As such, it may be particularly important and satisfying for men to receive touch through holding hands, cuddling, sharing massages, bathing together or having sex. Not only can touch promote the body’s release of oxytocin (the sometimes-called “bonding hormone” or “feel good hormone”) but psychologically touch can be a way to help someone feel loved, cared for, reassured or desired.
Regardless of your sexual orientation, gender or relationship status, consider how touch works in your romantic or sexual life, your friendships or your family relationships. After all, we all need to touch and be touched.
For some, pets provide a nice form of touch and closeness. If your parents or grandparents are not partnered or don’t have a lot of access to touch, try to take an extra step toward hugging them, touching them on the arm or kissing them as you come and go. If your friends are not partnered (or are partnered in unhappy ways in which touch is absent), try to do the same. It only takes a moment to give someone a hug that lingers just long enough to feel heartfelt – and not so long that it feels awkward.

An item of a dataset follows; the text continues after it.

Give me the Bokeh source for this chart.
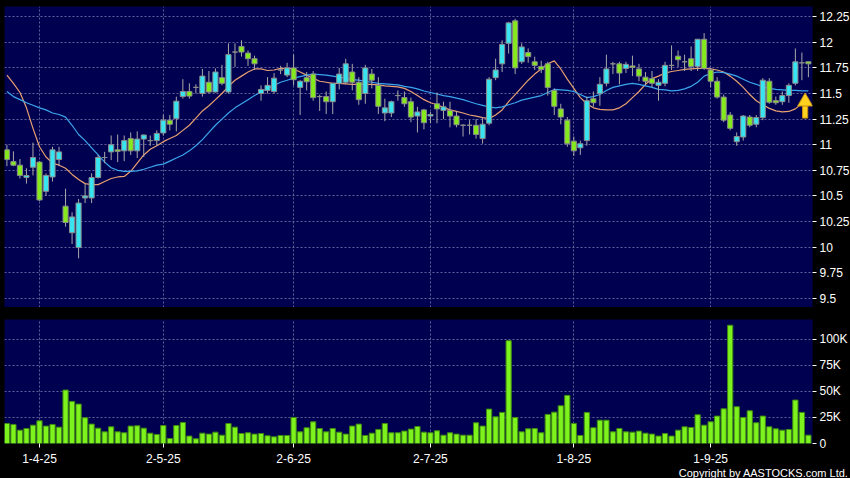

If you are in a romantic or sexual partnership, I wonder how focusing on touch or cuddling this week might change things for you. Why not use hugs and/or kisses to bid goodbye or hello? Or caress each other on the back or hip as you fall asleep? Why not tousle your partner’s messy morning hair from a place of love or affection? What might you gain if you reached for your partner’s hand while you watch television or a movie, even if (perhaps especially if) you don’t normally hold hands?
There is something special, I think, about the feel of flesh on flesh or hands in one’s hair. It is so intimate, I think, that there is no substitute for this type of touch. I understand why people want to take their clothes off and lay naked together, even when they are not having sex. Or why people want to run their hands along their partner’s curves or enjoy a foot massage (as a giver or receiver, there is so much pleasure to be had in either role).
To be with someone who doesn’t just allow themselves to be vulnerable to you in this way, but who desperately wants it, is a gift. If you have this quality in your relationship already, perhaps you can foster it so that you can hold onto it. And if you want it with someone, I wonder how you might go about it and how courage and optimism may help you to move in that direction.